If the horizon is visible, then the calculation is easy:
We can write $\tan \theta_1 = \frac{h}{d}$ and $\tan \theta_2 = \frac{h}{d+x}$ from which we can conclude $d = \frac{x}{\frac{\tan \theta_1}{\tan \theta_2}-1}$ and $h = \frac{x\cdot \tan \theta_1 \tan \theta_2}{\tan \theta_1 - \tan \theta_2}$. But I'm stumped by the top case.
In the "obstructed" case, we can construct an alternative figure with values of $\theta_1$, $\theta_2$, and $x$ the same as in your first figure, but different values of $h_1$ and $h_2.$ (Just move the "obstruction" point up and to the left so that the two sides of angle $\theta_1$ are unchanged, but the lower side of angle $\theta_2$ is rotated upward; then the upper side of angle $\theta_2$ also is rotated upward, resulting in an intersection point that is higher.)
So you cannot determine $h_1$ from just $\theta_1$, $\theta_2$, and $x$.

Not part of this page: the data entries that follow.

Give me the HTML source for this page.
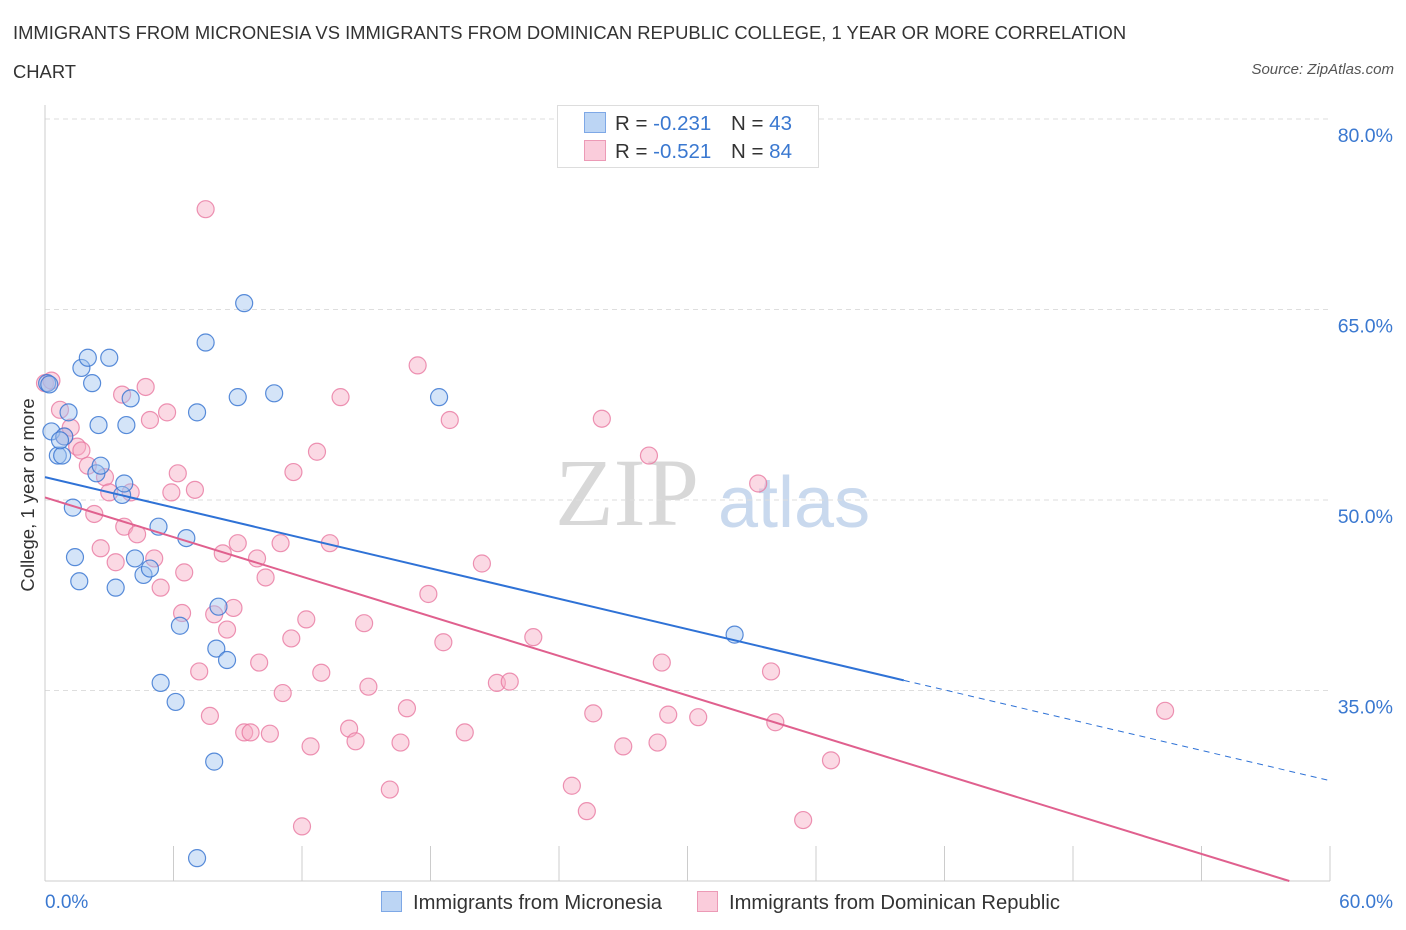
<!DOCTYPE html>
<html><head><meta charset="utf-8"><style>
body{margin:0;background:#fff;font-family:"Liberation Sans",sans-serif;}
#wrap{position:relative;width:1406px;height:930px;overflow:hidden;}
.t{position:absolute;color:#333;}
</style></head><body>
<div id="wrap">
<div class="t" style="left:13px;top:22px;font-size:18.4px;letter-spacing:0px">IMMIGRANTS FROM MICRONESIA VS IMMIGRANTS FROM DOMINICAN REPUBLIC COLLEGE, 1 YEAR OR MORE CORRELATION</div>
<div class="t" style="left:13px;top:61px;font-size:18.4px">CHART</div>
<div class="t" style="right:12px;top:61px;font-size:15px;font-style:italic;color:#555">Source: ZipAtlas.com</div>
<svg id="svg" width="1406" height="930" style="position:absolute;left:0;top:0"></svg>
</div>
<script>
const xTicks=[0,6,12,18,24,30,36,42,48,54,60];
const yTicks=[35,50,65,80];
const blueX=[0.1,0.2,0.3,0.6,0.8,0.9,1.1,1.3,1.4,1.6,1.7,2.0,2.2,2.4,2.6,2.5,3.0,3.3,3.6,3.7,3.8,4.0,4.2,4.6,4.9,5.3,5.4,6.1,6.3,6.6,7.1,7.5,7.9,8.0,8.1,8.5,9.0,9.3,10.7,7.1,18.4,32.2,0.7];
const blueY=[59.2,59.1,55.4,53.5,53.5,55.0,56.9,49.4,45.5,43.6,60.4,61.2,59.2,52.1,52.7,55.9,61.2,43.1,50.4,51.3,55.9,58.0,45.4,44.1,44.6,47.9,35.6,34.1,40.1,47.0,56.9,62.4,29.4,38.3,41.6,37.4,58.1,65.5,58.4,21.8,58.1,39.4,54.7];
const pinkX=[0,0.3,0.7,0.9,1.2,1.5,1.7,2.0,2.3,2.6,2.8,3.0,3.3,3.6,3.7,4.0,4.3,4.7,4.9,5.1,5.4,5.7,5.9,6.2,6.4,6.5,7.0,7.2,7.5,7.7,7.9,8.3,8.5,8.8,9.0,9.3,9.6,9.9,10.0,10.3,10.5,11.0,11.1,11.5,11.6,12.2,12.4,12.7,12.9,13.3,13.8,14.2,14.5,14.9,15.1,16.1,16.6,16.9,17.4,17.9,18.6,18.9,19.6,20.4,21.1,21.7,22.8,24.6,25.3,25.6,26.0,27.0,28.2,28.6,28.8,29.1,30.5,33.3,33.9,34.1,35.4,36.7,52.3,12.0];
const pinkY=[59.2,59.4,57.1,55.0,55.7,54.2,53.9,52.7,48.9,46.2,51.8,50.6,45.1,58.3,47.9,50.6,47.3,58.9,56.3,45.4,43.1,56.9,50.6,52.1,41.1,44.3,50.8,36.5,72.9,33.0,41.0,45.8,39.8,41.5,46.6,31.7,31.7,45.4,37.2,43.9,31.6,46.6,34.8,39.1,52.2,40.6,30.6,53.8,36.4,46.6,58.1,32.0,31.0,40.3,35.3,27.2,30.9,33.6,60.6,42.6,38.8,56.3,31.7,45.0,35.6,35.7,39.2,27.5,25.5,33.2,56.4,30.6,53.5,30.9,37.2,33.1,32.9,51.3,36.5,32.5,24.8,29.5,33.4,24.3];
const blueTrend=[51.8,35.8,27.9];
const blueTrendX=[0,40.1,60];
const pinkTrend=[50.2,20.0];
const pinkTrendX=[0,58.1];

const NS="http://www.w3.org/2000/svg";
const svg=document.getElementById('svg');
const X=v=>45+v*(1285/60);
const Y=v=>500-(v-50)*12.7;
function mk(tag,attrs,parent){const e=document.createElementNS(NS,tag);for(const k in attrs)e.setAttribute(k,attrs[k]);(parent||svg).appendChild(e);return e;}

let wm=mk('text',{x:555,y:525,'font-size':96,'font-family':'Liberation Serif, serif',fill:'#d8d8d8'});wm.textContent='ZIP';


let wm2=mk('text',{x:718,y:527,'font-size':72,'font-family':'Liberation Sans, sans-serif',fill:'#c9d9ee'});wm2.textContent='atlas';



yTicks.forEach(v=>{
 let g=mk('line',{x1:45,x2:1330,y1:Y(v),y2:Y(v),stroke:'#dedede','stroke-dasharray':'5,4'});
 
 
 let t=mk('text',{x:1393,y:Y(v)+23,'text-anchor':'end','font-size':19.5,fill:'#3a78d0'});t.textContent=v.toFixed(1)+'%';
 
 
});
let ax=mk('line',{x1:45,x2:1330,y1:881,y2:881,stroke:'#ccc'});


let ay=mk('line',{x1:45,x2:45,y1:105,y2:881,stroke:'#ccc'});


xTicks.forEach(v=>{
 let l=mk('line',{x1:X(v),x2:X(v),y1:846,y2:881,stroke:'#ccc'});
 
 
});
let xl0=mk('text',{x:45,y:908,'font-size':19,fill:'#3a78d0'});xl0.textContent=xTicks[0].toFixed(1)+'%';


let xl1=mk('text',{x:1393,y:908,'text-anchor':'end','font-size':19,fill:'#3a78d0'});xl1.textContent=xTicks[xTicks.length-1].toFixed(1)+'%';


let yt=mk('text',{x:0,y:0,'font-size':18.5,fill:'#333',transform:'translate(34,495) rotate(-90)','text-anchor':'middle'});yt.textContent='College, 1 year or more';



function pts(xs,ys,fill,stroke,name){xs.forEach((x,i)=>{
 let c=mk('circle',{cx:X(x),cy:Y(ys[i]),r:8.5,fill:fill,stroke:stroke,'stroke-width':1.2});
 
 
});}
pts(pinkX,pinkY,'rgba(246,170,195,0.45)','rgba(232,120,160,0.8)','pink-point');
pts(blueX,blueY,'rgba(160,195,240,0.45)','rgba(60,120,210,0.85)','blue-point');

let bt=mk('line',{x1:X(blueTrendX[0]),y1:Y(blueTrend[0]),x2:X(blueTrendX[1]),y2:Y(blueTrend[1]),stroke:'#2f72d6','stroke-width':2});


let bd=mk('line',{x1:X(blueTrendX[1]),y1:Y(blueTrend[1]),x2:X(blueTrendX[2]),y2:Y(blueTrend[2]),stroke:'#2f72d6','stroke-width':1,'stroke-dasharray':'6,5'});


let pt=mk('line',{x1:X(pinkTrendX[0]),y1:Y(pinkTrend[0]),x2:X(pinkTrendX[1]),y2:Y(pinkTrend[1]),stroke:'#e0608e','stroke-width':2});



let lb=mk('rect',{x:557.5,y:105.5,width:261,height:62,fill:'#fff',stroke:'#ddd'});


[['rgba(160,195,240,0.7)','#7ea8e6','-0.231','43',123],['rgba(246,170,195,0.6)','#ec9ab6','-0.521','84',151]].forEach(r=>{
 let s=mk('rect',{x:584.5,y:r[4]-10.5,width:21,height:20,fill:r[0],stroke:r[1]});
 
 
 let t=mk('text',{x:615,y:r[4]+7,'font-size':20.5,fill:'#333'});
 t.innerHTML='R = <tspan fill="#3a78d0">'+r[2]+'</tspan><tspan x="731">N = </tspan><tspan fill="#3a78d0">'+r[3]+'</tspan>';
 
 
});
[[381,'rgba(160,195,240,0.7)','#7ea8e6','Immigrants from Micronesia','legend-micronesia'],[697,'rgba(246,170,195,0.6)','#ec9ab6','Immigrants from Dominican Republic','legend-dominican-republic']].forEach(l=>{
 let s=mk('rect',{x:l[0]+0.5,y:891.5,width:20,height:20,fill:l[1],stroke:l[2]});
 
 
 let t=mk('text',{x:l[0]+32,y:909,'font-size':20.2,fill:'#333'});t.textContent=l[3];
 
 
});
</script>
</body></html>
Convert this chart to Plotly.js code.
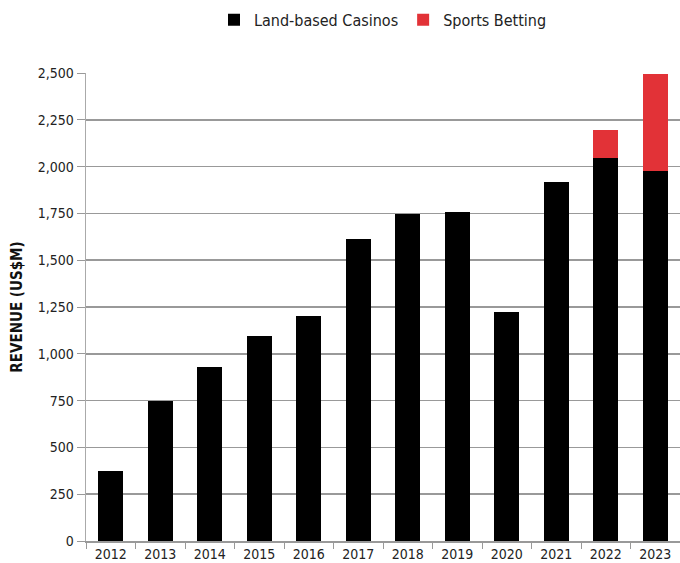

But if you have a line of sight between the two viewpoints, don't measure the angles subtended by the tops of the segments $h_1$ and $h_2,$ measure the angle subtended by the top of $h_1$ and the other viewpoint. Then you have one side and two adjacent angles of a triangle and you can determine all three sides of the triangle, and you can then use trigonometry to compute $h_1$ from the known angles and distances.